Air France-KLM s’est résolu à mandater deux cabinets pour trouver l’oiseau rare qui acceptera de reprendre les manettes d’un groupe en proie à des fortes turbulences sociales. Une mission d’autant plus complexe que chez Ryanair ou chez Lufthansa, les PDG sont bien mieux payés.
Urgent: grande entreprise franco-néerlandaise de transport recherche PDG. Date de prise de fonction: septembre 2018. Rémunération: 50.000 euros par mois plus variable pouvant atteindre 510.000 euros par an. Si vous êtes intéressés, envoyez votre CV aux deux cabinets de chasseurs de tête mandatés par la société pour remplacer Jean-Marc Janaillac contraint de démissionner en mai dernier après le référendum perdu au sein de la compagnie.
Sauf que si sur le papier le poste peut sembler alléchant, ça ne semble pas se bousculer au portillon. Après un premier cabinet de chasse de tête mandaté par le conseil d’administration Egon Zehnder, c’est le cabinet américain Heidrick & Struggles qui vient d’être missionné pour trouver la perle rare d’ici fin août pour une entrée en fonction à la rentrée scolaire.
Les syndicats promettent un été houleux
La tâche s’avère donc ardue. Déjà parce que trouver un PDG en si peu de temps sans y avoir été préparé n’est pas facile. Surtout en ce moment où le marché du recrutement est tendu. “Le métier de dirigeant est devenu de plus en plus difficile et de plus en plus exigeant, expliquait en novembre dernier dans Les Echos Raymond Bassoulet, le patron du cabinet Egon Zehnder en France. Il faut des profils capables de développer les capacités à intégrer les évolutions économiques et les changements de business models, venant notamment du numérique.”
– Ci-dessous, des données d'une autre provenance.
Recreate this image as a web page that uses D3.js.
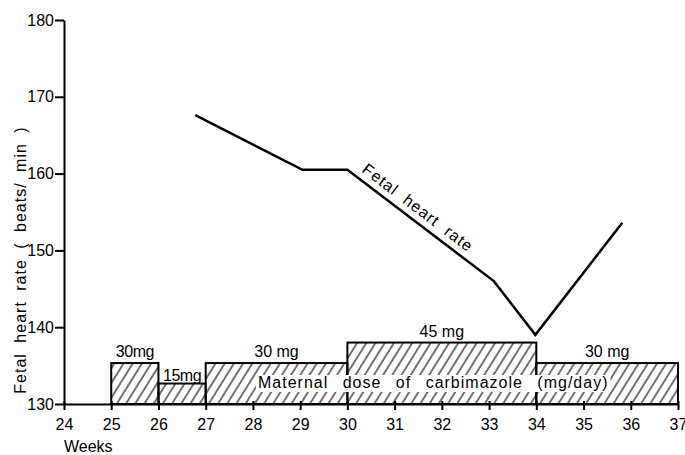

A cela s’ajoute le contexte particulier d’Air France. La société sort de plusieurs mois de grève dont le coût financier est estimé à 300 millions d’euros. Et si le mouvement social a momentanément pris fin avec la démission de l’ancien PDG, les syndicats promettent déjà un été houleux. Car aucune solution n’a toujours été trouvée concernant le conflit sur les hausses de salaires.
Le futur PDG est donc prévenu. Il est attendu au tournant par les syndicats. Et s’il compte demander un délai de quelques mois pour se familiariser avec l’entreprise, il risque d’essuyer un refus de la part du syndicat des pilotes et une grève pour “fêter” son arrivée. “Cela ne va pas se passer comme ça, assure ainsi à l’AFP Philippe Evain, l’intransigeant patron du SNPL, le principal syndicat de pilotes qui reproche à Anne-Marie Couderc, présidente par intérim de ne pas reprendre les négociations sur les revendications salariales.
Ses homologues allemands et anglais gagnent 4 fois plus
A défaut d’arriver aux commandes d’une entreprise à l’abri des turbulences, le futur PDG peut-il au moins compter sur une rémunération attractive? S’il a déjà piloté avec succès des groupes privés de taille comparable, il risque d’être déçu. Sur l’année 2017, Jean-Marc Janaillac a touché 1,1 million d’euros selon le document de référence déposé à l’AMF. 600.000 euros en rémunération fixe et 510.000 euros en variable, soit 91.600 euros par mois sur l’année. Dans le secteur du transport aérien et à ce niveau de responsabilité, cette rémunération est loin d’être attractive. A titre de comparaison, en 2017, Michael O’Leary, le patron de Ryanair a touché 2 millions d’euros (plus 1,25 million d’euros de dividendes du fait de sa participation au capital de l’entreprise), soit près du double de celui d’Air France.
Et parmi les groupes aériens jouant dans la même catégorie qu’Air France-KLM, Lufthansa se montre encore plus généreux avec son patron Carsten Spohr a touché 4,193 millions d’euros en 2017 (dont 1,38 million de part variable) selon le rapport annuel de la compagnie. Mais c’est outre-Manche que les patrons de compagnies aériennes sont les mieux payés puisque Willie Walsh, le patron d’IAG (British Airways, Iberia…) a perçu lui 4,53 millions d’euros l’année dernière dont 974.000 euros de fixe. Chez IAG, même le directeur financier touche plus que le PDG d’Air France puisque ce dernier a gagné 2,2 millions d’euros en 2017, peut-on lire dans le rapport annuel de la compagnie.
Voilà pourquoi attirer chez Air France-KLM un cadre dirigeant qui a de l’expérience chez Air France relève de la gageure. D’autant qu’à l’international, l’épisode très médiatisé de la chemise arraché de l’ancien directeur financier est encore dans toutes les mémoires.